_MATERIAL:_
========
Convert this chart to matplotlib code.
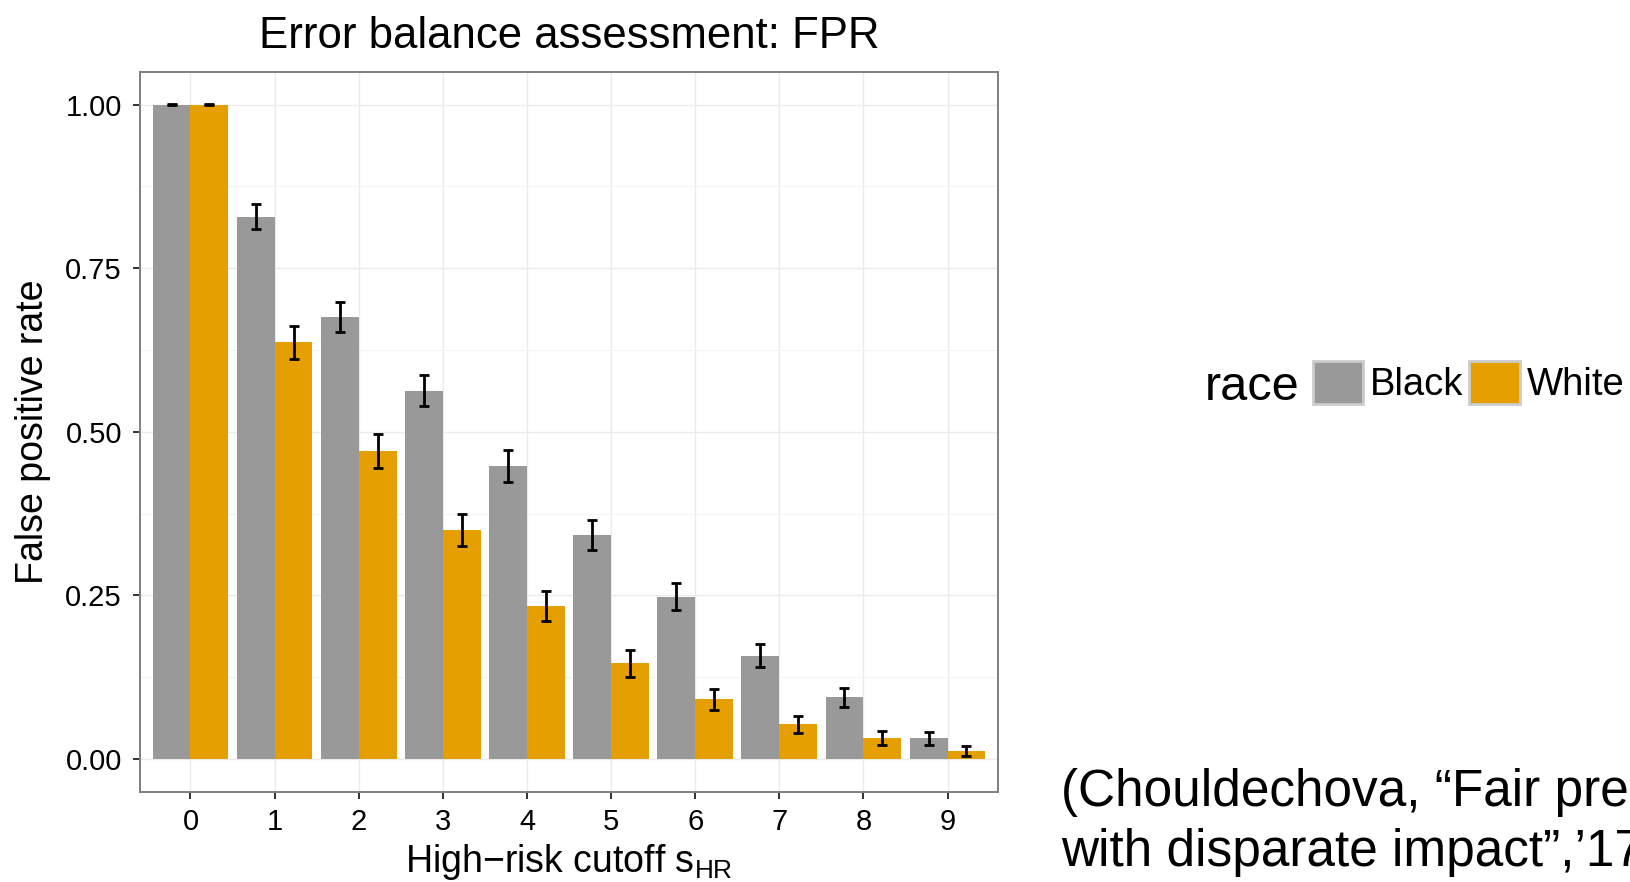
"""
Error balance assessment: FPR by high-risk cutoff, grouped bars with error bars
"""

import matplotlib
matplotlib.use('Agg')
import matplotlib.pyplot as plt
from matplotlib.patches import Patch
import numpy as np

plt.rcParams['font.family'] = ['Liberation Sans', 'DejaVu Sans']
plt.rcParams['mathtext.fontset'] = 'custom'
plt.rcParams['mathtext.rm'] = 'Liberation Sans'

# data
cutoffs = ['0', '1', '2', '3', '4', '5', '6', '7', '8', '9']
races = ['Black', 'White']
fpr_black = [1.000, 0.829, 0.676, 0.563, 0.448, 0.342, 0.248, 0.158, 0.094, 0.032]
fpr_white = [1.000, 0.637, 0.471, 0.350, 0.234, 0.146, 0.091, 0.053, 0.032, 0.012]
err_black = [0.001, 0.019, 0.023, 0.024, 0.024, 0.023, 0.021, 0.018, 0.015, 0.010]
err_white = [0.001, 0.025, 0.026, 0.025, 0.023, 0.020, 0.016, 0.013, 0.011, 0.008]
colors = {'Black': '#999999', 'White': '#E69F00'}

fig = plt.figure(figsize=(16.31, 8.82), dpi=100)
ax = fig.add_axes([140 / 1631, 1 - 791.7 / 882, (998 - 140) / 1631, (791.7 - 72) / 882])

x = np.arange(len(cutoffs))
w = 0.45
for off, vals, errs, race in [(-w / 2, fpr_black, err_black, 'Black'),
                              (w / 2, fpr_white, err_white, 'White')]:
    ax.bar(x + off, vals, width=w, color=colors[race], zorder=3)
    ax.errorbar(x + off, vals, yerr=errs, fmt='none', ecolor='black',
                elinewidth=2.0, capsize=3.6, capthick=2.0, zorder=4)

ax.set_xlim(-0.6, 9.6)
ax.set_ylim(-0.05, 1.05)
ax.set_xticks(x)
ax.set_xticklabels(cutoffs)
ax.set_yticks([0, 0.25, 0.5, 0.75, 1.0])
ax.set_yticklabels(['0.00', '0.25', '0.50', '0.75', '1.00'])
ax.set_yticks([0.125, 0.375, 0.625, 0.875], minor=True)

ax.grid(True, which='major', color='#ebebeb', linewidth=1.0, zorder=0)
ax.grid(True, which='minor', axis='y', color='#f4f4f4', linewidth=0.8, zorder=0)
ax.set_axisbelow(True)

for sp in ax.spines.values():
    sp.set_color('#7f7f7f')
    sp.set_linewidth(1.4)

ax.tick_params(axis='both', which='major', length=5, width=1.4, color='#333333',
               labelsize=21, labelcolor='black')
ax.tick_params(axis='y', pad=8)
ax.tick_params(axis='x', pad=7)
ax.tick_params(which='minor', length=0)

ax.set_ylabel('False positive rate', fontsize=27, labelpad=10)
ax.set_xlabel('High\u2212risk cutoff $\\mathregular{s_{HR}}$', fontsize=27, labelpad=4)
ax.set_title('Error balance assessment: FPR', fontsize=31.5, pad=17)

# legend, horizontal with title on the left
handles = [Patch(facecolor=colors[r], edgecolor='#cccccc', linewidth=2) for r in races]
fig.legend(handles, races, loc='center left', bbox_to_anchor=(1312.7 / 1631, 1 - 382.5 / 882),
           ncol=2, frameon=False, fontsize=27.5, borderpad=0, borderaxespad=0,
           handlelength=1.31, handleheight=1.33, handletextpad=0.2, columnspacing=0.15)
fig.text(1205 / 1631, 1 - 400.5 / 882, 'race', fontsize=35, va='baseline', ha='left')

# citation (runs off the right edge, as in the reference)
fig.text(1061 / 1631, 1 - 806 / 882, '(Chouldechova, \u201cFair prediction',
         fontsize=37, va='baseline', ha='left')
fig.text(1061 / 1631, 1 - 866 / 882, 'with disparate impact\u201d,\u201917)',
         fontsize=37, va='baseline', ha='left')

fig.savefig('out.png', dpi=100, facecolor='white')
========
_YOUR INSTRUCTIONS:_ Using the listing above, pull out all lines that hold the word "matplotlib".

_OUTPUT BELOW:_
Convert this chart to matplotlib code.
import matplotlib
matplotlib.use('Agg')
import matplotlib.pyplot as plt
from matplotlib.patches import Patch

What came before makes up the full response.